In many ways, the arc of Snyder’s term has mirrored that of Colorado’s Democratic governor, John Hickenlooper—a businessman-turned-politician who sought to forge a middle path by avoiding hot-button issues and forging bipartisan agreements. Like Snyder, Hickenlooper's own party has forced him to take sides on divisive issues, tarnishing his nonideological brand. And Hickenlooper, too, now finds himself endangered after voters stopped believing his common-sense shtick and started blaming him for all the elements of his split-the-difference compromises they didn’t like.
In both cases, the man who once convinced voters he could rise above politics has ended up, instead, with everyone mad at him. “We’ve got to have a change,” Cassandra Brown, a 64-year-old retired Detroit teacher, told me. Her former colleagues, she said, have seen their classes get bigger and been forced to spend their own money on classroom supplies under Snyder’s budgets. “A lot of working people have been affected by all this.”
The race has shaped up as purely a referendum on Snyder and his policies, both sides acknowledge. There has been little focus on Schauer, a former state senator and one-term member of Congress. After losing his House seat in 2010, Schauer took a job with the laborer’s union, and he was pepper-sprayed in the protests over right-to-work.
When I spoke to him, Schauer blasted Snyder’s restructuring of the tax system, which eliminated many business levies while imposing new individual taxes, including taking away the income-tax exemption many pension recipients previously enjoyed. He vowed to restore Snyder’s budget cuts and give a tax break to the middle class, but when I repeatedly asked him whether he’d reimpose the business taxes Snyder eliminated, he refused to say. “I think we’re all in this together,” Schauer said. “Businesses benefit from roads, schools, and healthy communities. We have to decide together what things we value and how we’re going to pay for them.”
Back at the Grand Rapids town hall, Snyder was, by his standards, fired up. He described the attacks against him as “hogwash” and even “lies.” “There’s several ads out there saying I cut state investment in K-12 education since I’ve been governor,” he said. “You know what? They’re a lie. I used to use nicer words. We’ve invested a billion dollars more in education.” While education spending has gone up under Snyder, much of the increase has gone into shoring up pensions, resulting in less classroom spending.

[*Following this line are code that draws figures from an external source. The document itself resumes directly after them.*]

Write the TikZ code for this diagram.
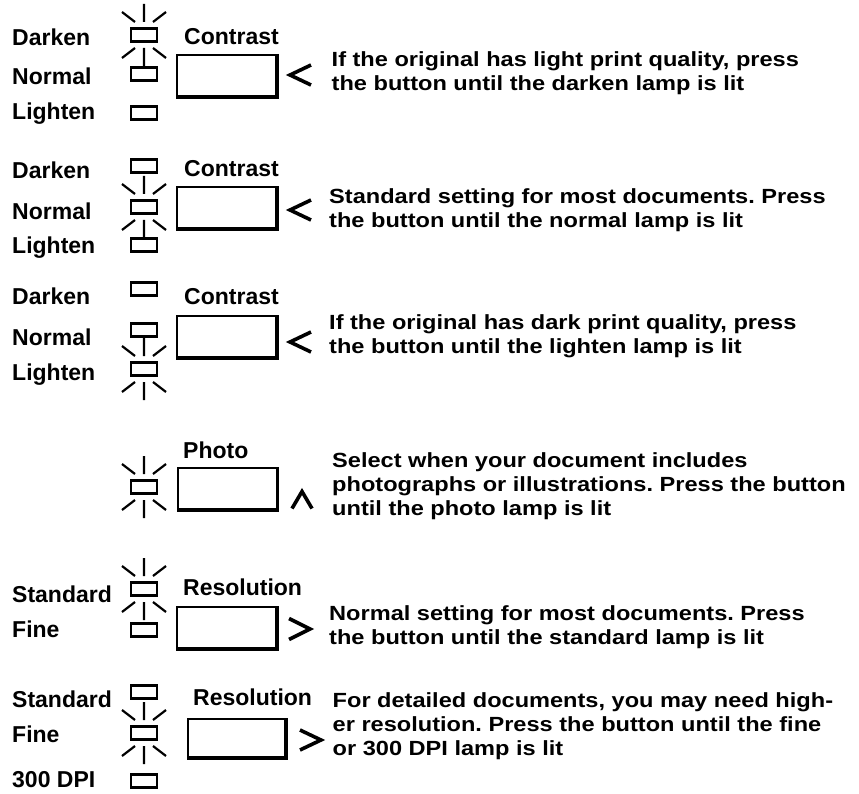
\documentclass[tikz,border=0pt]{standalone}
\usepackage{fontspec}
\setmainfont{Liberation Sans}
\newfontfamily\descfont{Liberation Sans}[FakeStretch=1.15]
\frenchspacing

% lit lamp: short rays above and below
\newcommand{\glow}[1]{%
  \foreach \s in {1,-1} {
    \draw[ray,shift={(#1)}] (0,13*\s) -- (0,31*\s)
       (9,13*\s) -- (22,23*\s) (-9,13*\s) -- (-22,23*\s);
  }}

\begin{document}
\begin{tikzpicture}[x=1pt,y=-1pt,
  lbl/.style={anchor=base west,inner sep=0,font=\bfseries\fontsize{23}{27}\selectfont},
  desc/.style={anchor=base west,inner sep=0,align=left,font=\descfont\bfseries\fontsize{20.5}{24}\selectfont},
  lamp/.style={draw,line width=2.2pt,minimum width=26pt,minimum height=13pt,inner sep=0},
  button/.style={draw,line width=2pt,minimum width=99pt,minimum height=41pt,inner sep=0},
  ray/.style={line width=2.2pt},
  edge/.style={line width=3.2pt},
  chev/.style={line width=3.6pt}]
\useasboundingbox (0,0) rectangle (859,794);

% contrast: darken
\node[lbl] (dkA) at (12,46) {Darken};
\node[lbl] (nmA) at (12,85) {Normal};
\node[lbl] (ltA) at (12,120) {Lighten};
\node[lamp] (lamp dkA) at (144,35) {};
\node[lamp] (lamp nmA) at (144,74) {};
\node[lamp] (lamp ltA) at (144,113) {};
\glow{lamp dkA}
\node[lbl] (ctA) at (184,45) {Contrast};
\node[button] (btnA) at (226.5,75.5) {};
\draw[chev,shift={(300,75)}] (11,-10) -- (-10,0) -- (11,10);
\node[desc] (txtA) at (331.5,91) {If the original has light print quality, press\\
  the button until the darken lamp is lit};

% contrast: normal
\node[lbl] (dkB) at (12,179) {Darken};
\node[lbl] (nmB) at (12,220) {Normal};
\node[lbl] (ltB) at (12,254) {Lighten};
\node[lamp] (lamp dkB) at (144,166) {};
\node[lamp] (lamp nmB) at (144,207) {};
\node[lamp] (lamp ltB) at (144,245) {};
\glow{lamp nmB}
\node[lbl] (ctB) at (184,177) {Contrast};
\node[button] (btnB) at (226.5,208) {};
\draw[chev,shift={(300,210)}] (11,-10) -- (-10,0) -- (11,10);
\node[desc] (txtB) at (329,228) {Standard setting for most documents. Press\\
  the button until the normal lamp is lit};

% contrast: lighten
\node[lbl] (dkC) at (12,305) {Darken};
\node[lbl] (nmC) at (12,345) {Normal};
\node[lbl] (ltC) at (12,380) {Lighten};
\node[lamp] (lamp dkC) at (144,289) {};
\node[lamp] (lamp nmC) at (144,330) {};
\node[lamp] (lamp ltC) at (144,369) {};
\glow{lamp ltC}
\node[lbl] (ctC) at (184,305) {Contrast};
\node[button] (btnC) at (226.5,336.5) {};
\draw[chev,shift={(300,342)}] (11,-10) -- (-10,0) -- (11,10);
\node[desc] (txtC) at (329,353) {If the original has dark print quality, press\\
  the button until the lighten lamp is lit};

% photo
\node[lamp] (lamp ph) at (144,487) {};
\glow{lamp ph}
\node[lbl] (ph) at (183,458) {Photo};
\node[button] (btnD) at (227,488.5) {};
\draw[chev,shift={(302,500)}] (-10,8.5) -- (0,-8.5) -- (10,8.5);
\node[desc] (txtD) at (332,515) {Select when your document includes\\
  photographs or illustrations. Press the button\\
  until the photo lamp is lit};

% resolution: standard
\node[lbl] (stE) at (12,602) {Standard};
\node[lbl] (fnE) at (12,637) {Fine};
\node[lamp] (lamp stE) at (144,589) {};
\node[lamp] (lamp fnE) at (144,630) {};
\glow{lamp stE}
\node[lbl] (rsE) at (183,595) {Resolution};
\node[button] (btnE) at (226.5,627.5) {};
\draw[chev,shift={(300,629)}] (-11,-10.5) -- (10,0) -- (-11,10.5);
\node[desc] (txtE) at (329,644) {Normal setting for most documents. Press\\
  the button until the standard lamp is lit};

% resolution: fine
\node[lbl] (stF) at (12,707) {Standard};
\node[lbl] (fnF) at (12,742) {Fine};
\node[lbl] (dpF) at (12,787) {300 DPI};
\node[lamp] (lamp stF) at (144,692) {};
\node[lamp] (lamp fnF) at (144,733) {};
\node[lamp] (lamp dpF) at (144,781) {};
\glow{lamp fnF}
\node[lbl] (rsF) at (193,705) {Resolution};
\node[button,minimum width=97pt,minimum height=38pt] (btnF) at (236.5,738) {};
\draw[chev,shift={(311,740)}] (-11,-10) -- (10,0) -- (-11,10);
\node[desc] (txtF) at (332.5,755) {For detailed documents, you may need high-\\
  er resolution. Press the button until the fine\\
  or 300 DPI lamp is lit};

% heavy right and bottom edge of each button
\foreach \b in {btnA,btnB,btnC,btnD,btnE,btnF}
  \draw[edge] (\b.north east) -- (\b.south east) -- (\b.south west);
\end{tikzpicture}
\end{document}
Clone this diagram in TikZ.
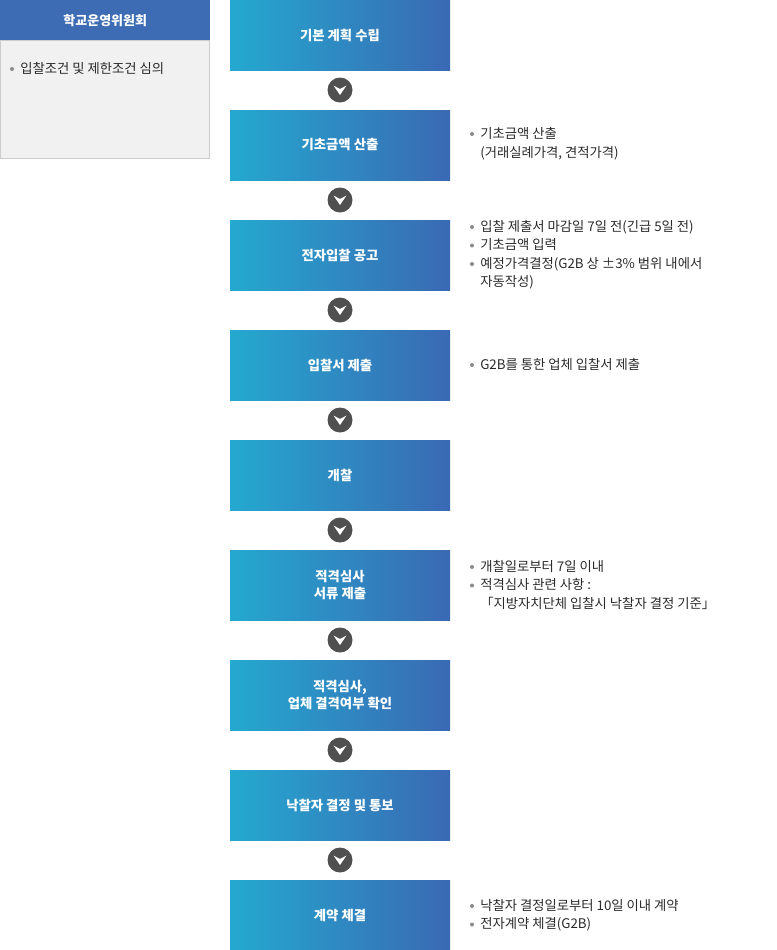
\documentclass[tikz,border=0pt]{standalone}
\usepackage{fontspec}
\usetikzlibrary{calc}
\setmainfont{Noto Sans CJK KR}
\definecolor{hdr}{HTML}{3D6CB4}
\definecolor{gl}{HTML}{24A9D0}
\definecolor{gr}{HTML}{3A69B3}
\definecolor{panel}{HTML}{F1F1F1}
\definecolor{pline}{HTML}{CCCCCC}
\definecolor{circ}{HTML}{505050}
\definecolor{txt}{HTML}{2A2A2A}
\definecolor{dot}{HTML}{8A8A8A}
\begin{document}
\begin{tikzpicture}[x=0.75pt,y=-0.75pt,
  stepbox/.style={minimum width=165pt,minimum height=52.5pt,inner sep=0pt,outer sep=0pt,
    left color=gl,right color=gr,text=white,align=center,
    font=\fontsize{10}{13}\selectfont\bfseries},
  circnode/.style={circle,fill=circ,minimum size=18.75pt,inner sep=0pt},
  note/.style={anchor=west,inner sep=0pt,text=txt,text height=0.8em,text depth=0.2em,
    font=\fontsize{10}{13}\selectfont},
  bul/.style={circle,fill=dot,minimum size=3pt,inner sep=0pt}]
\useasboundingbox (0,0) rectangle (776,950);
% left panel
\path[fill=panel,draw=pline,line width=0.75pt] (0.5,40) rectangle (209.5,158);
\node[fill=hdr,minimum width=157.5pt,minimum height=30pt,inner sep=0pt,anchor=north west,
  text=white,font=\fontsize{9.75}{12}\selectfont\bfseries] (hdrbox) at (0,0) {학교운영위원회};
\node[bul] (lb) at (12,69) {};
\node[note] (lt) at (20,69) {입찰조건 및 제한조건 심의};
% steps
\foreach \i/\t in {0/{기본 계획 수립},1/{기초금액 산출},2/{전자입찰 공고},3/{입찰서 제출},4/{개찰},
  5/{적격심사\\서류 제출},6/{적격심사,\\업체 결격여부 확인},7/{낙찰자 결정 및 통보},8/{계약 체결}}{
  \node[stepbox] (s\i) at (340,35+110*\i) {\t};
}
\foreach \i in {0,...,7}{
  \node[circnode] (c\i) at (340,90+110*\i) {};
  \fill[white] ($(c\i)+(-6.5,-4.5)$) -- ($(c\i)+(0,-1)$) -- ($(c\i)+(6.5,-4.5)$) -- ($(c\i)+(0,5)$) -- cycle;
}
% notes
\foreach \y/\b/\t in {134/1/{기초금액 산출},153/0/{(거래실례가격, 견적가격)},
  227/1/{입찰 제출서 마감일 7일 전(긴급 5일 전)},245.5/1/{기초금액 입력},
  264/1/{예정가격결정(G2B 상 ±3\% 범위 내에서},282.5/0/{자동작성)},
  365/1/{G2B를 통한 업체 입찰서 제출},
  567/1/{개찰일로부터 7일 이내},585.5/1/{적격심사 관련 사항 :},604/0/{「지방자치단체 입찰시 낙찰자 결정 기준」},
  906/1/{낙찰자 결정일로부터 10일 이내 계약},924.5/1/{전자계약 체결(G2B)}}{
  \ifnum\b=1 \node[bul] at (472,\y) {};\fi
  \node[note] at (480,\y) {\t};
}
\end{tikzpicture}
\end{document}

Snyder wasn't afraid to voice positions that might offend some conservatives: He defended the Common Core educational standards and talked about the need to welcome more immigrants. At one point, he strung together the business buzzwords “financial planning,” “benchmarking,” “best practices,” and “time horizon,” all in a single answer. And he insisted on what he terms “relentless positive action”: “I don’t blame people. I don’t get angry. You didn’t hire me to do that; you hired me to get things done.”
The closest thing Snyder got to a tough question was a supporter who requested he explain his pension tax in detail. Snyder said it was a matter of fairness—people with the same incomes shouldn’t be taxed differently according to the source of their money—and he noted that those older than 67 were exempted and that there was a new tax exclusion available for all seniors. “We need to be careful we don’t just shift the tax burden onto our kids,” Snyder said. “It’s not free.”
After the town hall, as workers began dismantling the stage and wheeling the robot out of the room, I asked Snyder about the lack of dissent in the room. A couple dozen protesters, waving “Middle Class Not CEOs” signs, had been kept safely at bay outside the restaurant. Snyder insisted he wasn’t living in a congratulatory bubble; he was trying, he said, to reach undecided voters. “I actually appreciate it when I do get hard questions,” he said. “It’s a chance to make sure people get the right information.” There was little doubt in his voice that, as long as these trifling misunderstandings were corrected, voters would see the light and reelect him.